Mahkamah Konstitusi (MK) telah mengeluarkan putusan menolak permohonan yang diajukan oleh tiga pasangan calon (paslon) dalam perselisihan Pilkada Kabupaten Jayapura. Putusan MK yang bersifat final dan mengikat tersebut dibacakan pada tanggal 23 Oktober 2017 lalu.
Kuasa hukum paslon nomor 1, Budi Setyanto menegaskan jika MK menyisakan permasalahan yang menimbulkan ketidakpastian hukum, yaitu menyangkut rekomendasi Bawaslu RI yang membatalkan Mathias Awaitauw sebagai Calon Bupati karena melanggar Pasal 71 ayat (2) UU No. 10 Tahun 2016.
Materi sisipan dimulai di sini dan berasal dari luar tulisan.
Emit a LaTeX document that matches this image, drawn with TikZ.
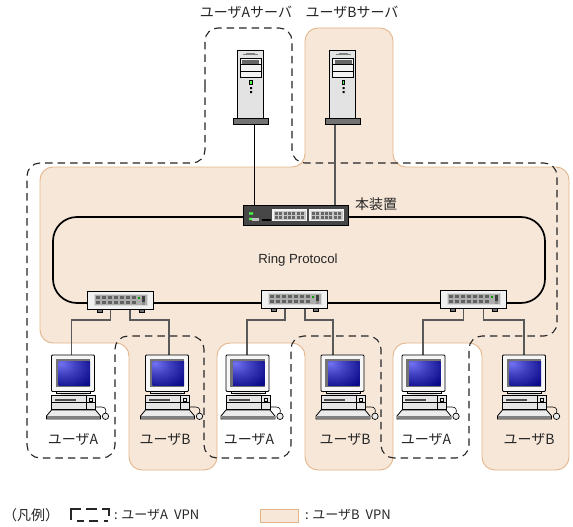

Rekomendasi Bawaslu tersebut dikeluarkan seblum persidangan MK dan hingga putusan sengketa Kabupaten Jayapura diputus MK, rekomendasi tersebut tidak ditindaklanjuti oleh KPU Provinsi Papua. Padahal berdasarkan undang-undang, tindaklanjut pelaksanaan rekomendasi pengawas pemilu bersifat wajib.
"Sementara dalam pertimbangan putusannya, MK justru mengatakan lembaganya tidak berwewenang menilai rekomendasi yang dikeluarkan Bawaslu RI sehingga mahkamah pengenyampingkan rekomendasi tersebut," kata Budi kepada wartawan, Kamis (26/10).
Budi menambahkan, pertimbangan MK kali ini sangat berbeda dengan pertimbangan pada beberapa sengketa Pilkada yang telah diputus sebelumnya. Dimana saat itu MK justru mengenyampingkan ambang batas selisih suara sebagaimana yang diatur dalam Pasal 158 UU No. 10 Tahun 2016 karena adanya rekomendasi pelanggaran yang dikeluarkan panwaslu.
Hal tersebut, imbuh Budi, seperti yang terjadi dalam sengketa Pilkada Kabupaten Tolikara. Dalam kasus pilkada Tolikara, walaupun selisih suara antara pemohon dan termohon sangat jauh, MK memutus dilakukan PSU di 18 distrik hanya karena alasan adanya Rekomendasi Panwaslu yang tidak dijalankan oleh KPU Kabupaten Tolikara.
"Jadi terkesan MK tidak konsisten dalam menerapkan ketentuan perundang-undangan. Kalau memang selisih suara itu menjadi syarat mutlak dalam pengajuan sengketa pilkada. Seharusnya seluruh sengketa pilkada yang melebihi ambang batas selisih sura itu ditolak, tidak boleh ada yang ditolak terus ada yang diterima. Ini kan kemudian menghasilkan putusan yang berbeda-beda," tegas Budi.
Dalam konteks putusan terhadap sengketa Pilkada Kabupaten Jayapura, Budi menilai masih ada aspek penting yang belum tersentuh hukum yaitu masalah Rekomendasi Bawaslu RI tentang diskualifiikasi calon petahana yang menurut klaim hakim MK bukan kewenangannya untuk menilai.
"Jika demikian berarti ada institusi atau peradilan lain yang lebih berwenang untuk memutus hal tersebut, karena memang rekomendasi Bawaslu RI ini tidak boleh dibiarkan menggantung, harus ada kepastian hukum," pungkas Budi.
Bawaslu menurut hemat Budi, merupakan produk hukum dari institusi yang memiliki otoritas dalam melakukan pengawasan dan penanganan pelanggaran Pilkada.
"Jika melihat kasus pilkada Jayapura, MK sedang membuat bom waktu bagi dan para pihak terutama yang kalah di MK untuk menempuh saluran hukum lain dalam mempersoalkan masalah rekomendasi bawaslu RI yang belum dilaksakan guna memperoleh kepastian dan keadilan hukum. Pilkada Jayapura juga pasti akan banyak masalah kedepan," demikian Budi.